◆ Task instructions
Print all of the lines exactly. Any picture among them stays out.

◆ Data block
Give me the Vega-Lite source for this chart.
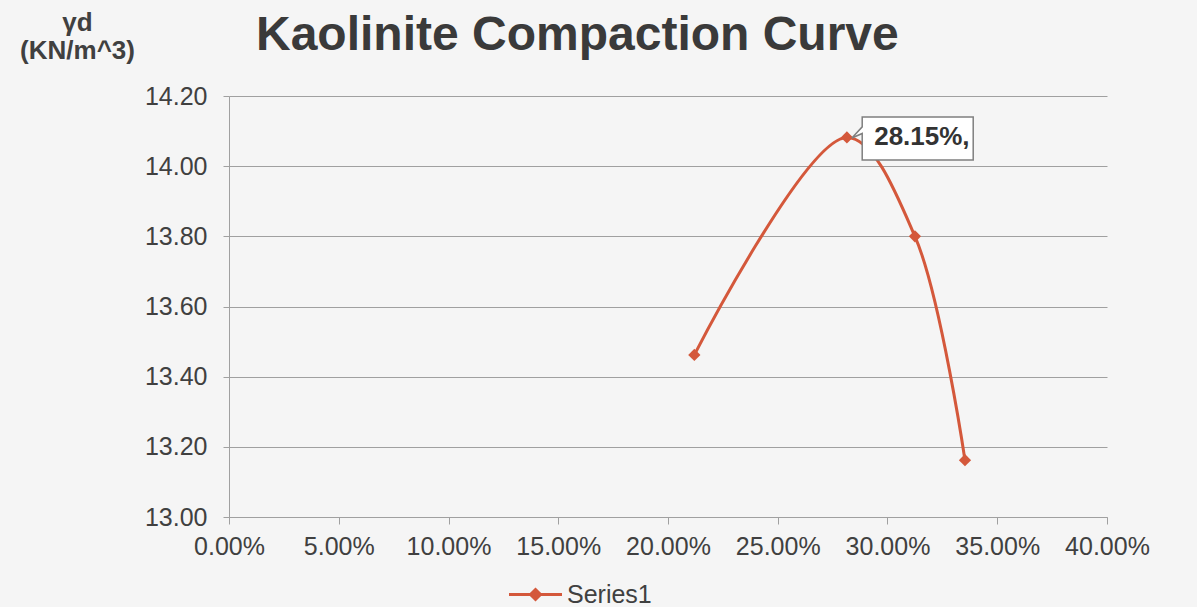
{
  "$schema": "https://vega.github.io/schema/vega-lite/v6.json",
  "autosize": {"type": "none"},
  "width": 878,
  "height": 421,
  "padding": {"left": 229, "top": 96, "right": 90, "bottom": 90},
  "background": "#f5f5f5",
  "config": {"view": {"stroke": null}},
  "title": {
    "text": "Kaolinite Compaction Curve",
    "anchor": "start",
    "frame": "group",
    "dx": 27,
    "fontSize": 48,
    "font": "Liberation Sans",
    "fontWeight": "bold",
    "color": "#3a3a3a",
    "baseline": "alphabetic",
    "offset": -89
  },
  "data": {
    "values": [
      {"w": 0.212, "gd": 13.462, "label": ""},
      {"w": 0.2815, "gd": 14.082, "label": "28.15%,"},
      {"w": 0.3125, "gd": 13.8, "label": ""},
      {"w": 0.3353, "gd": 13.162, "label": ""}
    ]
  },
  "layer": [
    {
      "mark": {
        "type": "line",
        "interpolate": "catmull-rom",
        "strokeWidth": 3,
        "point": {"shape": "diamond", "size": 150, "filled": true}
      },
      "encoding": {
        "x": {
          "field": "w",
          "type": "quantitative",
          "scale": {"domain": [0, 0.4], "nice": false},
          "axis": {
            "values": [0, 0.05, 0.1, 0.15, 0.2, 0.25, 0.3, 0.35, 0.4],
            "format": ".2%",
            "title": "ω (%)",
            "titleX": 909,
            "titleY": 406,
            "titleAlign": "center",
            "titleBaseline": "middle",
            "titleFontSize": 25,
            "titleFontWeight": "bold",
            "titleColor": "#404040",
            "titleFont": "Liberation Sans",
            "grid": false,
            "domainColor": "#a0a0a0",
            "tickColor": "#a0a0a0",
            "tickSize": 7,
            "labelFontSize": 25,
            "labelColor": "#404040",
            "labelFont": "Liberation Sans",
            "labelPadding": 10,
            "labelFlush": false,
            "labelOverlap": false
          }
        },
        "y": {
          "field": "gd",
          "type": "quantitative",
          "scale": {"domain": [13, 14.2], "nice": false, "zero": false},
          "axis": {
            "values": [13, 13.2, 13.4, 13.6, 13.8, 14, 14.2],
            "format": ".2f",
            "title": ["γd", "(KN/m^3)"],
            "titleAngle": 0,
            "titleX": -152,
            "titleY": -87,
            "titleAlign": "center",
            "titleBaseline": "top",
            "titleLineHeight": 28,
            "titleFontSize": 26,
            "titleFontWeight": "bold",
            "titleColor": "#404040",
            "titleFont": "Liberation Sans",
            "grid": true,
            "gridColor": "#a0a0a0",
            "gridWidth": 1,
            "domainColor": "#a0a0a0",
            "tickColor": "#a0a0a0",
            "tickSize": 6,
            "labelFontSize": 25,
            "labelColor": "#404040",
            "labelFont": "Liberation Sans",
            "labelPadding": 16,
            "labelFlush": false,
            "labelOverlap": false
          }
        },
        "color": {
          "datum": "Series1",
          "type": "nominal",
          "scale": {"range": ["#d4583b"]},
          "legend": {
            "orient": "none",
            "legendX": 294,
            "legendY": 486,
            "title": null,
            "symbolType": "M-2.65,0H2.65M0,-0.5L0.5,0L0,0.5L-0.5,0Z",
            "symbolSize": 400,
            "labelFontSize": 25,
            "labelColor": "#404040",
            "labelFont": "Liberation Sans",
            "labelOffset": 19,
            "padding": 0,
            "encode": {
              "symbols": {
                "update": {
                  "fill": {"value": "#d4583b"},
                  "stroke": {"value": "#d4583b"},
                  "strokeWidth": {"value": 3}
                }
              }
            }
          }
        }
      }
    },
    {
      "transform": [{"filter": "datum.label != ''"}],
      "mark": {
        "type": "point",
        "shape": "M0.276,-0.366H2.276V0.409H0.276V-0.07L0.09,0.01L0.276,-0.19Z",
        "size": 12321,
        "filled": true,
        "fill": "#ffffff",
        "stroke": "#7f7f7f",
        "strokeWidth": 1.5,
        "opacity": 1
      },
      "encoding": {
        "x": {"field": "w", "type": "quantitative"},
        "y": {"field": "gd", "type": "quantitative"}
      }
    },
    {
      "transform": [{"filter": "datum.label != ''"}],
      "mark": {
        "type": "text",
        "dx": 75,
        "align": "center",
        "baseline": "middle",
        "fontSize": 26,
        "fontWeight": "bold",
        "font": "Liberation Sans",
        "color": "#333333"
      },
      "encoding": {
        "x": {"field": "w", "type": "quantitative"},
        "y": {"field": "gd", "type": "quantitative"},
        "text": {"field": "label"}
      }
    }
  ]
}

◆ Exercise solution
Give me the Vega-Lite source for this chart.
{
  "$schema": "https://vega.github.io/schema/vega-lite/v6.json",
  "autosize": {"type": "none"},
  "width": 878,
  "height": 421,
  "padding": {"left": 229, "top": 96, "right": 90, "bottom": 90},
  "background": "#f5f5f5",
  "config": {"view": {"stroke": null}},
  "title": {
    "text": "Kaolinite Compaction Curve",
    "anchor": "start",
    "frame": "group",
    "dx": 27,
    "fontSize": 48,
    "font": "Liberation Sans",
    "fontWeight": "bold",
    "color": "#3a3a3a",
    "baseline": "alphabetic",
    "offset": -89
  },
  "data": {
    "values": [
      {"w": 0.212, "gd": 13.462, "label": ""},
      {"w": 0.2815, "gd": 14.082, "label": "28.15%,"},
      {"w": 0.3125, "gd": 13.8, "label": ""},
      {"w": 0.3353, "gd": 13.162, "label": ""}
    ]
  },
  "layer": [
    {
      "mark": {
        "type": "line",
        "interpolate": "catmull-rom",
        "strokeWidth": 3,
        "point": {"shape": "diamond", "size": 150, "filled": true}
      },
      "encoding": {
        "x": {
          "field": "w",
          "type": "quantitative",
          "scale": {"domain": [0, 0.4], "nice": false},
          "axis": {
            "values": [0, 0.05, 0.1, 0.15, 0.2, 0.25, 0.3, 0.35, 0.4],
            "format": ".2%",
            "title": "ω (%)",
            "titleX": 909,
            "titleY": 406,
            "titleAlign": "center",
            "titleBaseline": "middle",
            "titleFontSize": 25,
            "titleFontWeight": "bold",
            "titleColor": "#404040",
            "titleFont": "Liberation Sans",
            "grid": false,
            "domainColor": "#a0a0a0",
            "tickColor": "#a0a0a0",
            "tickSize": 7,
            "labelFontSize": 25,
            "labelColor": "#404040",
            "labelFont": "Liberation Sans",
            "labelPadding": 10,
            "labelFlush": false,
            "labelOverlap": false
          }
        },
        "y": {
          "field": "gd",
          "type": "quantitative",
          "scale": {"domain": [13, 14.2], "nice": false, "zero": false},
          "axis": {
            "values": [13, 13.2, 13.4, 13.6, 13.8, 14, 14.2],
            "format": ".2f",
            "title": ["γd", "(KN/m^3)"],
            "titleAngle": 0,
            "titleX": -152,
            "titleY": -87,
            "titleAlign": "center",
            "titleBaseline": "top",
            "titleLineHeight": 28,
            "titleFontSize": 26,
            "titleFontWeight": "bold",
            "titleColor": "#404040",
            "titleFont": "Liberation Sans",
            "grid": true,
            "gridColor": "#a0a0a0",
            "gridWidth": 1,
            "domainColor": "#a0a0a0",
            "tickColor": "#a0a0a0",
            "tickSize": 6,
            "labelFontSize": 25,
            "labelColor": "#404040",
            "labelFont": "Liberation Sans",
            "labelPadding": 16,
            "labelFlush": false,
            "labelOverlap": false
          }
        },
        "color": {
          "datum": "Series1",
          "type": "nominal",
          "scale": {"range": ["#d4583b"]},
          "legend": {
            "orient": "none",
            "legendX": 294,
            "legendY": 486,
            "title": null,
            "symbolType": "M-2.65,0H2.65M0,-0.5L0.5,0L0,0.5L-0.5,0Z",
            "symbolSize": 400,
            "labelFontSize": 25,
            "labelColor": "#404040",
            "labelFont": "Liberation Sans",
            "labelOffset": 19,
            "padding": 0,
            "encode": {
              "symbols": {
                "update": {
                  "fill": {"value": "#d4583b"},
                  "stroke": {"value": "#d4583b"},
                  "strokeWidth": {"value": 3}
                }
              }
            }
          }
        }
      }
    },
    {
      "transform": [{"filter": "datum.label != ''"}],
      "mark": {
        "type": "point",
        "shape": "M0.276,-0.366H2.276V0.409H0.276V-0.07L0.09,0.01L0.276,-0.19Z",
        "size": 12321,
        "filled": true,
        "fill": "#ffffff",
        "stroke": "#7f7f7f",
        "strokeWidth": 1.5,
        "opacity": 1
      },
      "encoding": {
        "x": {"field": "w", "type": "quantitative"},
        "y": {"field": "gd", "type": "quantitative"}
      }
    },
    {
      "transform": [{"filter": "datum.label != ''"}],
      "mark": {
        "type": "text",
        "dx": 75,
        "align": "center",
        "baseline": "middle",
        "fontSize": 26,
        "fontWeight": "bold",
        "font": "Liberation Sans",
        "color": "#333333"
      },
      "encoding": {
        "x": {"field": "w", "type": "quantitative"},
        "y": {"field": "gd", "type": "quantitative"},
        "text": {"field": "label"}
      }
    }
  ]
}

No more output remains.